• [THE EXERCISE]: Return only the lines from the top of the material through the line marked by "from matplotlib.path import Path", unaltered.

**** AVAILABLE DATA

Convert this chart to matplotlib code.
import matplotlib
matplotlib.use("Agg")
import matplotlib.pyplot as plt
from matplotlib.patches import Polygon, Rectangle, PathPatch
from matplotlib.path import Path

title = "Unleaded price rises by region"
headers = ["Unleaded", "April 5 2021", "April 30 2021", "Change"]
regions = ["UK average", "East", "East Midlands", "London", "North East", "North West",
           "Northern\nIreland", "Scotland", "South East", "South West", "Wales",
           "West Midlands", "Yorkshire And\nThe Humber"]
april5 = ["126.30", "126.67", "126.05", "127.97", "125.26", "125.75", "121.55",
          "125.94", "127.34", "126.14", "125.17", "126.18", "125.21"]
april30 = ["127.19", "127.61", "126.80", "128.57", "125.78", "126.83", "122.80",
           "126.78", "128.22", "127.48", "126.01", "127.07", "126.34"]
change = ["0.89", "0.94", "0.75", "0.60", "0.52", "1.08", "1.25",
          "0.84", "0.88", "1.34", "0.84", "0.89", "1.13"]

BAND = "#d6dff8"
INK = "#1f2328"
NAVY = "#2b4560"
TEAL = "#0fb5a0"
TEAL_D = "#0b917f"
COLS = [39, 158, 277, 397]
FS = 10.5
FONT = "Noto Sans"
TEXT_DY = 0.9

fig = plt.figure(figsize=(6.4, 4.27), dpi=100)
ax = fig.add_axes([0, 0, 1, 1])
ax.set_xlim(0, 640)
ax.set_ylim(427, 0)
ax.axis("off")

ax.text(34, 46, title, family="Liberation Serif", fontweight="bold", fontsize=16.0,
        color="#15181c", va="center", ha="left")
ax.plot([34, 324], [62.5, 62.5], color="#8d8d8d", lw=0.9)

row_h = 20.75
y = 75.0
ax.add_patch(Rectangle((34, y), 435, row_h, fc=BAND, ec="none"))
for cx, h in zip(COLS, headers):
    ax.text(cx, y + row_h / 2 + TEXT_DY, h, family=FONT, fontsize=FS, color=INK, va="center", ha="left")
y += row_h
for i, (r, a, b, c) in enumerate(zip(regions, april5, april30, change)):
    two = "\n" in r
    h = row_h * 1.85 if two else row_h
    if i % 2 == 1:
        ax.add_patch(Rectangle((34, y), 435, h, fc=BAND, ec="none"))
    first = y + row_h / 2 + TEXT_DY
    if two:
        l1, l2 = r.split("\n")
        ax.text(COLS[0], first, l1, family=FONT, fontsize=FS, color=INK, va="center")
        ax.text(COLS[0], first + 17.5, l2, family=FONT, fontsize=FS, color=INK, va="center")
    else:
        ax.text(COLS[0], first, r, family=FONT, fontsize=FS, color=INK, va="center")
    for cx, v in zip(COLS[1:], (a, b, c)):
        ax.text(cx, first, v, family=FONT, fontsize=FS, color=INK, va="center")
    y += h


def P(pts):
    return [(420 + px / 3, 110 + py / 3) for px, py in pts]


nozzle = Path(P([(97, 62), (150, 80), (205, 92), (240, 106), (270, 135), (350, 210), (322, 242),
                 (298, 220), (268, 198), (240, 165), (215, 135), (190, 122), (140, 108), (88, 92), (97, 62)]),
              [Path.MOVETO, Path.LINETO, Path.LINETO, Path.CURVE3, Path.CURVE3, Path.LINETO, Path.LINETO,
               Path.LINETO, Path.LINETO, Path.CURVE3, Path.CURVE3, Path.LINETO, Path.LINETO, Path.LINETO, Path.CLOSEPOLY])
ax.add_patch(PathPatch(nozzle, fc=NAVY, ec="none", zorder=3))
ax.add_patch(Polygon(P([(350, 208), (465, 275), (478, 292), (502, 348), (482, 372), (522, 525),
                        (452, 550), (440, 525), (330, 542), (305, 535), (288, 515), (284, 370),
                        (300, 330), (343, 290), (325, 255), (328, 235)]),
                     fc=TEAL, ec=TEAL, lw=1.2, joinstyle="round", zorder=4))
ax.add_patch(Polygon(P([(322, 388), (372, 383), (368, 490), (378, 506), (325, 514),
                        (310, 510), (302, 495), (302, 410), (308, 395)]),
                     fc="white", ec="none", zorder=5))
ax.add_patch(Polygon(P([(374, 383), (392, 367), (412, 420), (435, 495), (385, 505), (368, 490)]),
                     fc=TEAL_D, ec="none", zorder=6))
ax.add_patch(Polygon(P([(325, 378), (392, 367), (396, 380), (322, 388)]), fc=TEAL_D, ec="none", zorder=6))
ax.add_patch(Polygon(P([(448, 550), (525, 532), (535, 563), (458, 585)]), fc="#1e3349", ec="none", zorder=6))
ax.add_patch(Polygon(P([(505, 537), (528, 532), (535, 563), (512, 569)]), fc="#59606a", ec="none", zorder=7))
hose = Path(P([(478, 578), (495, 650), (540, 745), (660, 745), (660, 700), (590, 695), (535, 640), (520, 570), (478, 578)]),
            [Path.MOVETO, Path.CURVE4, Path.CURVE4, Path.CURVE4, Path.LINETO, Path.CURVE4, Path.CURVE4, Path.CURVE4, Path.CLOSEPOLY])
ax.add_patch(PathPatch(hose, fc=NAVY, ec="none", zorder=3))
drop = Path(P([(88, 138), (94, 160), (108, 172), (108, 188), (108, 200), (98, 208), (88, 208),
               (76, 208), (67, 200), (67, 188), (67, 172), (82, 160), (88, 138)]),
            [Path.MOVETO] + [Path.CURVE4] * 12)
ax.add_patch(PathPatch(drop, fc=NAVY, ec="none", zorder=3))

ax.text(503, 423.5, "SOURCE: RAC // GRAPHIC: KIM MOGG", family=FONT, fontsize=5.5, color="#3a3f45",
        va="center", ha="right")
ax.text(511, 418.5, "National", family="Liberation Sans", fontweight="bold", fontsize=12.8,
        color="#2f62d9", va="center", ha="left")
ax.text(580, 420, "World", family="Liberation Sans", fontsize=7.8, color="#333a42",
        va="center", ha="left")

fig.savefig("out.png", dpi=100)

********

• [THE SOLUTION]:
Convert this chart to matplotlib code.
import matplotlib
matplotlib.use("Agg")
import matplotlib.pyplot as plt
from matplotlib.patches import Polygon, Rectangle, PathPatch
from matplotlib.path import Path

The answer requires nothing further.